Saturday matinees long ago let us escape from the ordinary world to the island of the Swiss Family Robinson or the mutinous decks of the Bounty. Why not, we thought, escape the usual fare here with Saturday matinees of our favorite photography films?

So we're pleased to present the seventy-fifth in our series of Saturday matinees today: Undeveloped World War II Film.

This 10 and a half minute production by the Rescued Film Project highlights the Project's mission to rescue undeveloped film rolls from all over the world and of any age. "We have," the Project notes, "the capability to process film from all eras."

Why do they bother? The Project Web site explains:

Every image in The Rescued Film Project at some point, was special for someone. Each frame captured, reflects a moment that was intended to be remembered. The picture was taken, the roll was finished, wound up and for reasons we can only speculate, was never developed. These moments never made it into photo albums or framed neatly on walls. We believe that these images deserve to be seen, so that the photographer's personal experiences can be shared. Forever marking their existence in history.

In this nicely produced clip, photographer Levi Bettweiser processes 31 rolls of film exposed 70 years ago in World War II by one American soldier. With a little rust on the rolls, it's obvious they've been exposed to the mortal enemy: moisture.

But there's hope.

Bettweiser show us how he carefully must load the film onto reels. We watch as he processes it in tanks, washes it and gives it a splash of Photo-Flo (that's where the soap bubbles come in) to avoid water spots.

Each batch takes half an hour with half-minute agitations during the seven-minute development phase. There are at least a development, stop and wash phase to each batch.

Then the moment of truth arrives. "I'm just amazed at what I see," Bettweiser says.
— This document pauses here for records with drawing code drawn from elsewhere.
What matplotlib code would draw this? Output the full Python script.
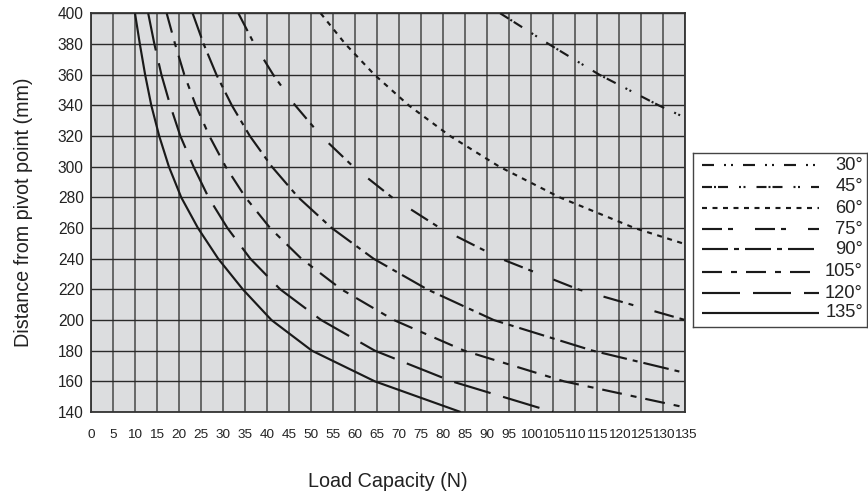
import matplotlib
matplotlib.use("Agg")
import matplotlib.pyplot as plt

plt.rcParams['font.family'] = ['Liberation Sans', 'DejaVu Sans']
plt.rcParams['lines.scale_dashes'] = False

# Load capacity (N) at each distance (mm)
dist_135 = [400, 380, 360, 340, 320, 300, 280, 260, 240, 220, 200, 180, 160, 140]
load_135 = [10, 11.1, 12.3, 13.7, 15.5, 17.7, 20.5, 24.3, 28.9, 34.5, 41.0, 50.2, 64.5, 84]

dist_120 = [400, 380, 360, 340, 320, 300, 280, 260, 240, 220, 200, 180, 160, 140]
load_120 = [13, 14.4, 16.0, 18.0, 20.3, 23.3, 26.7, 31.0, 36.2, 43.0, 52.3, 64.5, 82.0, 105]

dist_105 = [400, 380, 360, 340, 320, 300, 280, 260, 240, 220, 200, 180, 160, 143]
load_105 = [17.2, 19.1, 21.2, 23.8, 26.9, 30.6, 35.1, 40.7, 47.8, 56.9, 68.8, 84.8, 107.5, 135]

dist_90 = [400, 380, 360, 340, 320, 300, 280, 260, 240, 220, 200, 180, 165.5]
load_90 = [23.1, 25.6, 28.5, 32.0, 36.1, 41.1, 47.1, 54.7, 64.2, 76.4, 91.5, 114, 135]

dist_75 = [400, 380, 360, 340, 320, 300, 280, 260, 240, 220, 200]
load_75 = [33.5, 37.1, 41.4, 46.4, 52.3, 59.6, 68.4, 79.3, 93.1, 110.7, 135]

dist_60 = [400, 380, 360, 340, 320, 300, 280, 260, 249.5]
load_60 = [52.2, 57.8, 64.4, 72.2, 81.6, 92.8, 106.5, 123.5, 135]

dist_45 = [400, 380, 360, 340, 332]
load_45 = [93, 104, 115.5, 129, 135]

# 30 deg curve lies beyond the 135 N range of the chart
dist_30 = []
load_30 = []

angle_labels = ['30°', '45°', '60°', '75°', '90°', '105°', '120°', '135°']
x_ticks = list(range(0, 136, 5))
y_ticks = list(range(140, 401, 20))


def px(*vals):
    # dash lengths measured in pixels -> points
    return tuple(v * 0.72 for v in vals)


styles = {
    '30°': (0, px(12, 10, 2, 5, 2, 10)),
    '45°': (0, px(10, 2, 2, 2, 10, 11, 2, 2.5, 2, 11)),
    '60°': (0, px(5, 5.5)),
    '75°': (0, px(20, 6, 5, 22)),
    '90°': (0, px(26, 6, 5, 6)),
    '105°': (0, px(20, 9, 6, 9)),
    '120°': (0, px(38, 13)),
    '135°': '-',
}

series = {
    '30°': (load_30, dist_30),
    '45°': (load_45, dist_45),
    '60°': (load_60, dist_60),
    '75°': (load_75, dist_75),
    '90°': (load_90, dist_90),
    '105°': (load_105, dist_105),
    '120°': (load_120, dist_120),
    '135°': (load_135, dist_135),
}

W, H = 868, 497
fig = plt.figure(figsize=(W / 100, H / 100), dpi=100)
ax = fig.add_axes([91 / W, (H - 412) / H, 594 / W, 398.7 / H])
ax.set_facecolor('#dcdddf')

line_w = 1.55
for name in angle_labels:
    x, y = series[name]
    ax.plot(x, y, color='#1a1a1a', lw=line_w, linestyle=styles[name],
            dash_capstyle='butt', solid_capstyle='butt', clip_on=True, zorder=3)

ax.set_xlim(0, 135)
ax.set_ylim(140, 400)
ax.set_xticks(x_ticks)
ax.set_yticks(y_ticks)
ax.tick_params(axis='x', length=0, pad=12, labelsize=9.7, colors='#222222')
ax.tick_params(axis='y', length=0, pad=5.3, labelsize=11.2, colors='#222222')
ax.xaxis.grid(True, color='#4d4d4d', lw=1.15, zorder=1)
ax.yaxis.grid(True, color='#2a2a2a', lw=1.0, zorder=1)
ax.set_axisbelow(True)
for s in ax.spines.values():
    s.set_color('#333333')
    s.set_linewidth(1.3)

ax.set_xlabel('Load Capacity (N)', fontsize=14.2, color='#222222')
ax.set_ylabel('Distance from pivot point (mm)', fontsize=14.2, color='#222222')
ax.xaxis.set_label_coords(0.5, -0.15)
ax.yaxis.set_label_coords(-0.097, 0.5)

# legend box drawn in pixel units
lx0, lx1, ly0, ly1 = 693, 867, 152.7, 327.3
lax = fig.add_axes([lx0 / W, (H - ly1) / H, (lx1 - lx0) / W, (ly1 - ly0) / H])
lax.set_xlim(0, lx1 - lx0)
lax.set_ylim(ly1 - ly0, 0)
lax.set_xticks([])
lax.set_yticks([])
lax.set_facecolor('white')
for s in lax.spines.values():
    s.set_color('#444444')
    s.set_linewidth(1.0)

entry_y = [12.3, 34, 55.6, 76.3, 96.6, 119, 140.6, 160]
for name, yy in zip(angle_labels, entry_y):
    lax.plot([9, 126], [yy, yy], color='#1a1a1a', lw=line_w, linestyle=styles[name],
             dash_capstyle='butt', solid_capstyle='butt')
    lax.text(170, yy, name, ha='right', va='center', fontsize=13.2, color='#222222')

fig.savefig('out.png', dpi=100)
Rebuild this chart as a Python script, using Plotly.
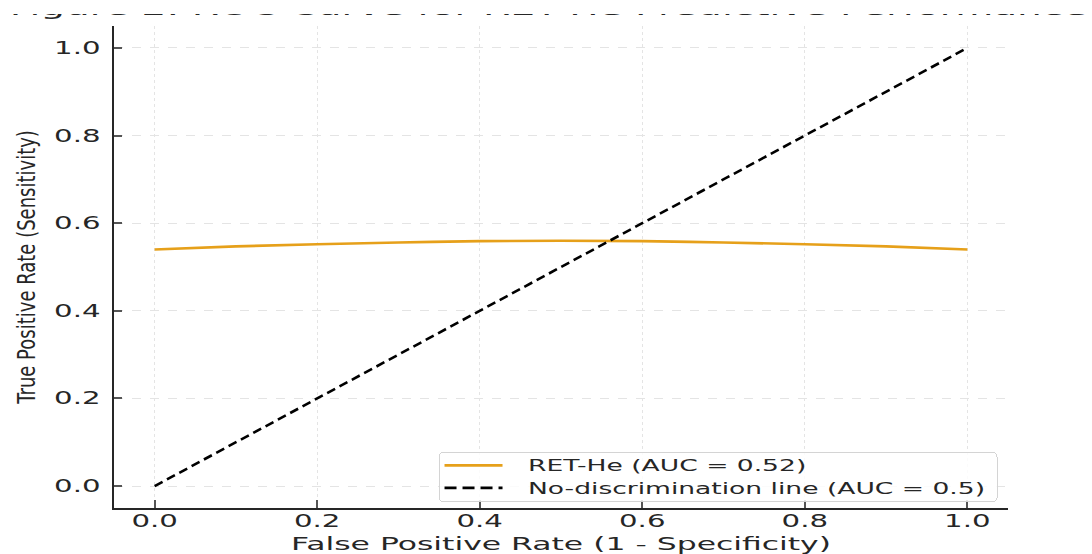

And so are we, looking at images captured 70 years ago. Groups of soldiers. In transport. Listening to a concert on a neighboring ship. Mingling. Waiting. Posing for the folks back home. For history.

Unknowns. And by now unknowable. And yet rescued in no small way from oblivion by these frames of film.

"Most old film is not what the old timers would call a printable negative," Bettweiser says. But today, you can scan the film and see things you can't detect with the naked eye let alone a print. We see him using an Epson V700/V750 with Epson Scan software to digitize the film.

So what can't be printed can be scanned and enhanced. Rescued, in short.

The Rescued Film Project has put up a page of all the images rescued from these rolls, which Bettweiser acquired at an Ohio auction in 2014.

If you have any old film laying around, you can send him the black and white or color film and he'll send you digital copies of the images, adding them to his archive with proper accreditation. A donation is recommended.

But the real reward, we suspect, is the rescue itself.